● **Goal**
Take every line from the material that has the word "size" in it.

● **Material**
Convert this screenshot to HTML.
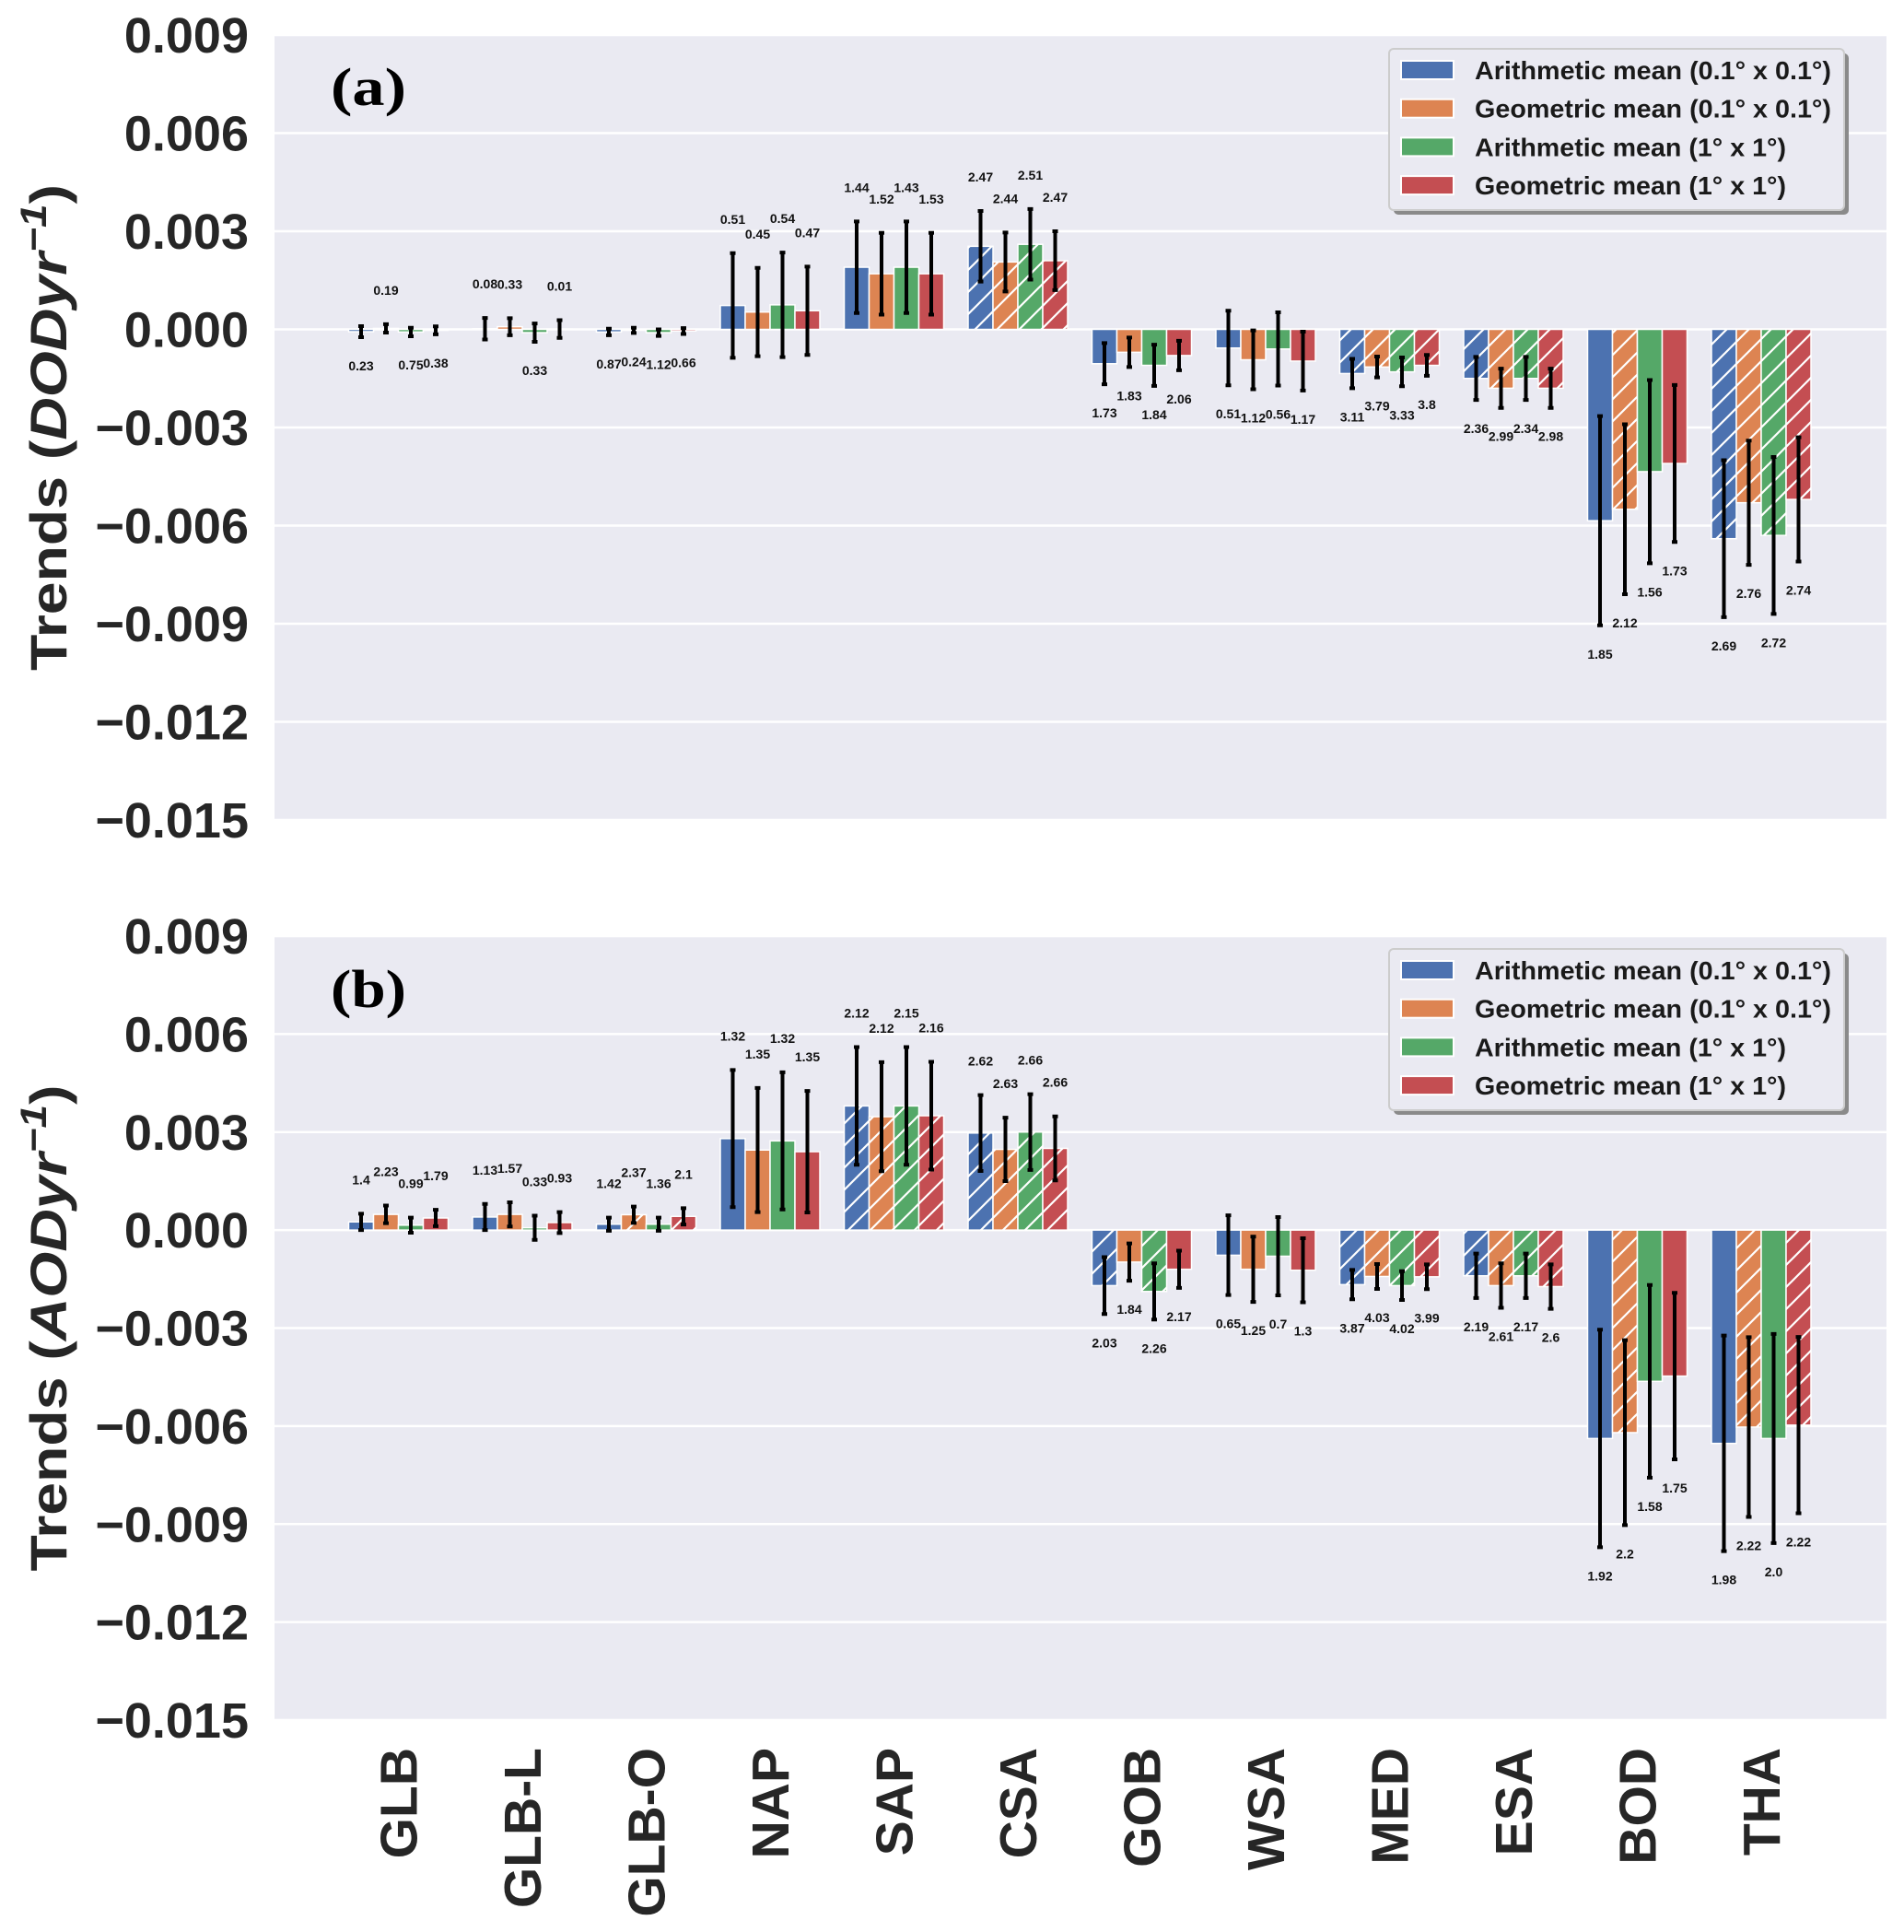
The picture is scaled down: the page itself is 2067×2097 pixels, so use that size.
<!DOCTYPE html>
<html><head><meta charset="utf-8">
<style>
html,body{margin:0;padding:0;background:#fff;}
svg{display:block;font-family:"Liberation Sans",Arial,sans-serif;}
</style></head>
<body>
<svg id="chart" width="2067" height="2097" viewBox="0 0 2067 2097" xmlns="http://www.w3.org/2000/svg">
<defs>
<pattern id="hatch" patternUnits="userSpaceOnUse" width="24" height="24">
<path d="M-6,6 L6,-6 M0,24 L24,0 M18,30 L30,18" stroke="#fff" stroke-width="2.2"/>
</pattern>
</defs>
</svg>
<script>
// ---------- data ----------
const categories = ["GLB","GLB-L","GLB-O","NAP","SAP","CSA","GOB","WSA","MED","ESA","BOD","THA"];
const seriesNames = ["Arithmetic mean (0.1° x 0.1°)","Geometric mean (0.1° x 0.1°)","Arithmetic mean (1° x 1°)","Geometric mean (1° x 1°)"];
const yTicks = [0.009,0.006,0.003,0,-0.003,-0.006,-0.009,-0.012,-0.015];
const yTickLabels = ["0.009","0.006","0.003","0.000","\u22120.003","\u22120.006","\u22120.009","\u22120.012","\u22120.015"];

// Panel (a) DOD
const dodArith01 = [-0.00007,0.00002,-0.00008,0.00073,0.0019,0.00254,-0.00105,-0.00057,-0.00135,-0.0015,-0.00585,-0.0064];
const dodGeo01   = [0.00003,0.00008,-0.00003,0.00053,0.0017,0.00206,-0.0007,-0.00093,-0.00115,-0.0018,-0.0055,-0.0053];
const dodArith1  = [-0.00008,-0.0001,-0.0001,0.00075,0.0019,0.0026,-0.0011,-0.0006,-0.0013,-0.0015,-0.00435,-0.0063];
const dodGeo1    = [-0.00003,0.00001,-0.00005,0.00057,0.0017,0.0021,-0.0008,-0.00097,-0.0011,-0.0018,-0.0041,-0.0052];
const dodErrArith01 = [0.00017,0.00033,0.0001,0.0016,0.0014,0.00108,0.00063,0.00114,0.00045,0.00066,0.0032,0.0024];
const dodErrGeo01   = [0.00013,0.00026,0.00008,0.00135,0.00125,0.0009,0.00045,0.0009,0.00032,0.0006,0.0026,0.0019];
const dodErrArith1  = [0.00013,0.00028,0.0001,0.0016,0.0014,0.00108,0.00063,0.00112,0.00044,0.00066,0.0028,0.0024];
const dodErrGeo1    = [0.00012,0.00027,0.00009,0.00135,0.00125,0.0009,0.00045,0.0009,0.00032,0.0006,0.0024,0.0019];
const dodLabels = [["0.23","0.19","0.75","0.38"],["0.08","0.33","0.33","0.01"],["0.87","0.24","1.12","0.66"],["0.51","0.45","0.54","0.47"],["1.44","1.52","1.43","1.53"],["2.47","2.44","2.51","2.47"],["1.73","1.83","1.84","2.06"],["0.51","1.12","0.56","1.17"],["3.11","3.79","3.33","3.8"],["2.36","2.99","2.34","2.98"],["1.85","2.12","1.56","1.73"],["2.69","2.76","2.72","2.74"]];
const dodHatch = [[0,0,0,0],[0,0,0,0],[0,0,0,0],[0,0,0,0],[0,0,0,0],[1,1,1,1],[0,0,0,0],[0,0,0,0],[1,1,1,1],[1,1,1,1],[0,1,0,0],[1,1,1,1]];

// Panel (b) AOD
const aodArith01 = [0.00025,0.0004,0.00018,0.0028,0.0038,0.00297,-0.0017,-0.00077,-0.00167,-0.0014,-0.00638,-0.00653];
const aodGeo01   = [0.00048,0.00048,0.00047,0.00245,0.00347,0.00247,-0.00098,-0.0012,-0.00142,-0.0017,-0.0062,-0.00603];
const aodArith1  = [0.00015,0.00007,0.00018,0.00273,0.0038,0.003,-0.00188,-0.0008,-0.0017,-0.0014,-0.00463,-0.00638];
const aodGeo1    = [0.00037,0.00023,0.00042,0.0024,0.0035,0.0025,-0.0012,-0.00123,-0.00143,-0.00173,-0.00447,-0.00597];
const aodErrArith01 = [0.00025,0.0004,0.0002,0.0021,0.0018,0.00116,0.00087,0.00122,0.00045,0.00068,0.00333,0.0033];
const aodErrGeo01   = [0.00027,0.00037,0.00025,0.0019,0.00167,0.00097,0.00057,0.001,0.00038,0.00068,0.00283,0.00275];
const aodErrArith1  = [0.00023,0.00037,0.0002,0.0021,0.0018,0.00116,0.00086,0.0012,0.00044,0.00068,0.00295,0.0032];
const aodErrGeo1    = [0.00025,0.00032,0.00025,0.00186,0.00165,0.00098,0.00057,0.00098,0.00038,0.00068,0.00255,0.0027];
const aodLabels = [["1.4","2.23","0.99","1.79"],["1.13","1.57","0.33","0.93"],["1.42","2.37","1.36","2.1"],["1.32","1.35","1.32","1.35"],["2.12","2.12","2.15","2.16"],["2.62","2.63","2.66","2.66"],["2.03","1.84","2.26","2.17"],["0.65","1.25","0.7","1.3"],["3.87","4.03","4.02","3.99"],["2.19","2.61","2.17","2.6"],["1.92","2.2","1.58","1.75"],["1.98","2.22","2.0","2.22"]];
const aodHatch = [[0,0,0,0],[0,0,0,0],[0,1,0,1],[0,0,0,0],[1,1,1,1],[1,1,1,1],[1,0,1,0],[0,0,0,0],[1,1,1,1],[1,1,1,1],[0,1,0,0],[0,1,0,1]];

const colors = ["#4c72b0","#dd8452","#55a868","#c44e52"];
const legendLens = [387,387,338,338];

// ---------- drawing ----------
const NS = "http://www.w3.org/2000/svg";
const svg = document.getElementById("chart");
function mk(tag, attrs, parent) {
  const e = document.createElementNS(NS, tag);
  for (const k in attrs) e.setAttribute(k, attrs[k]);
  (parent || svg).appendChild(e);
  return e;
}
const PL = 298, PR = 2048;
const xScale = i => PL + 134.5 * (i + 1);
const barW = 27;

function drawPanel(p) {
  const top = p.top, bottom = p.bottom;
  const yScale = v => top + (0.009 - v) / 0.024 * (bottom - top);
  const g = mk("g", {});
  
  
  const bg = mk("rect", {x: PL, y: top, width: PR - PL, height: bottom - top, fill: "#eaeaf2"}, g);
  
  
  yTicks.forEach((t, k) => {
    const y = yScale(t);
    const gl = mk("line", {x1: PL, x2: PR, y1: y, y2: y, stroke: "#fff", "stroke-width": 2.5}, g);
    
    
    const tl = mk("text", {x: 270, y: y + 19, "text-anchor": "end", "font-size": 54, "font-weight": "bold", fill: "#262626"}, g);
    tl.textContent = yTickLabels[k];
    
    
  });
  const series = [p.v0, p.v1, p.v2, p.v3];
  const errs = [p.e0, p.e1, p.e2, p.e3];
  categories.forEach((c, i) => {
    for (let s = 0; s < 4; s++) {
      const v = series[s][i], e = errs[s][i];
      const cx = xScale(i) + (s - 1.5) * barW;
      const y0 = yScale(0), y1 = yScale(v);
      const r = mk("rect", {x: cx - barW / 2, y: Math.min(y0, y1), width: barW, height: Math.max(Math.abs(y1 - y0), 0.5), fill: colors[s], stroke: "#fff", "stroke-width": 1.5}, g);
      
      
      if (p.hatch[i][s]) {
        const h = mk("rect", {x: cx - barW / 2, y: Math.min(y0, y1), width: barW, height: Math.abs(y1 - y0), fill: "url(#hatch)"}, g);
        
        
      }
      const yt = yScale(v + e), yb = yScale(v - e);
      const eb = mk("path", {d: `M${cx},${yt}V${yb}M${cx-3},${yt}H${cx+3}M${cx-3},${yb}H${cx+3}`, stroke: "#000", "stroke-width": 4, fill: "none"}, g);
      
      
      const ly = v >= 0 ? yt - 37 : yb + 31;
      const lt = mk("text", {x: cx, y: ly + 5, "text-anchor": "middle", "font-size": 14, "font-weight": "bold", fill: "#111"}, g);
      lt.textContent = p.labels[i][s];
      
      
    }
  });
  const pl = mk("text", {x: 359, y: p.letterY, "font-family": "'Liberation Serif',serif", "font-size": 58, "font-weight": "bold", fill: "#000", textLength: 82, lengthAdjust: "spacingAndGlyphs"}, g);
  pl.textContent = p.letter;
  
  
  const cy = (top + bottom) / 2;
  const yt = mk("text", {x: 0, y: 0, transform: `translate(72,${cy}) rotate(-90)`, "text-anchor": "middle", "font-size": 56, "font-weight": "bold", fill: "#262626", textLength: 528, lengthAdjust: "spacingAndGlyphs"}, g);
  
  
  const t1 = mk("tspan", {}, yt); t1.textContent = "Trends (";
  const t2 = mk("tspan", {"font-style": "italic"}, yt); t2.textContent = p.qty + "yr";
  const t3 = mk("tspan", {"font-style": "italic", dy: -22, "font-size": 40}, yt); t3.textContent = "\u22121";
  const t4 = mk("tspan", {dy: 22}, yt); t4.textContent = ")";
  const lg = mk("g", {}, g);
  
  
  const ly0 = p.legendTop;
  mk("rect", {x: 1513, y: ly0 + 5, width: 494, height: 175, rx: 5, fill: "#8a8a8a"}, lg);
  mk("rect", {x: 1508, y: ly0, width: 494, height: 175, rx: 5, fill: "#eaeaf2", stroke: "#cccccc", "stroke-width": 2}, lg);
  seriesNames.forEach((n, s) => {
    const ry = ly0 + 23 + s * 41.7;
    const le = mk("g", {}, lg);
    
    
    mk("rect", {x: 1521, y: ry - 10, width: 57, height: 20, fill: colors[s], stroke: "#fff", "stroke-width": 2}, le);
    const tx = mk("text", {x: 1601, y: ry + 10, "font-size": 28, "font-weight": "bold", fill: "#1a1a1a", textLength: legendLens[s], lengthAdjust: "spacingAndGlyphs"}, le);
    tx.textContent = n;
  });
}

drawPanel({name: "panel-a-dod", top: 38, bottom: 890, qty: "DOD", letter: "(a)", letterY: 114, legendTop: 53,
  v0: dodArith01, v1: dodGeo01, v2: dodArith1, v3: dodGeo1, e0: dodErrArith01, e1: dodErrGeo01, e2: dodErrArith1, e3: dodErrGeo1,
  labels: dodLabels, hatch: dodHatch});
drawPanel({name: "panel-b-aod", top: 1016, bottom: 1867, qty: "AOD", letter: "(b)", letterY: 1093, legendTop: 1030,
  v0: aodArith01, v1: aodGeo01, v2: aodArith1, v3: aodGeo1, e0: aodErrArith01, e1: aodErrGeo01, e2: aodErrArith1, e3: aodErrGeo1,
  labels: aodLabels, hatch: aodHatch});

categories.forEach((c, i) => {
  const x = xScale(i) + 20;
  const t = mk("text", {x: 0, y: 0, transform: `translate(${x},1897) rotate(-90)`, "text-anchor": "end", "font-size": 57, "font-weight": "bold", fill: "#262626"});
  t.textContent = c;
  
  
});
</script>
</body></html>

● **Result for this exercise**
The picture is scaled down: the page itself is 2067×2097 pixels, so use that size.
    const tl = mk("text", {x: 270, y: y + 19, "text-anchor": "end", "font-size": 54, "font-weight": "bold", fill: "#262626"}, g);
      const lt = mk("text", {x: cx, y: ly + 5, "text-anchor": "middle", "font-size": 14, "font-weight": "bold", fill: "#111"}, g);
  const pl = mk("text", {x: 359, y: p.letterY, "font-family": "'Liberation Serif',serif", "font-size": 58, "font-weight": "bold", fill: "#000", textLength: 82, lengthAdjust: "spacingAndGlyphs"}, g);
  const yt = mk("text", {x: 0, y: 0, transform: `translate(72,${cy}) rotate(-90)`, "text-anchor": "middle", "font-size": 56, "font-weight": "bold", fill: "#262626", textLength: 528, lengthAdjust: "spacingAndGlyphs"}, g);
  const t3 = mk("tspan", {"font-style": "italic", dy: -22, "font-size": 40}, yt); t3.textContent = "\u22121";
    const tx = mk("text", {x: 1601, y: ry + 10, "font-size": 28, "font-weight": "bold", fill: "#1a1a1a", textLength: legendLens[s], lengthAdjust: "spacingAndGlyphs"}, le);
  const t = mk("text", {x: 0, y: 0, transform: `translate(${x},1897) rotate(-90)`, "text-anchor": "end", "font-size": 57, "font-weight": "bold", fill: "#262626"});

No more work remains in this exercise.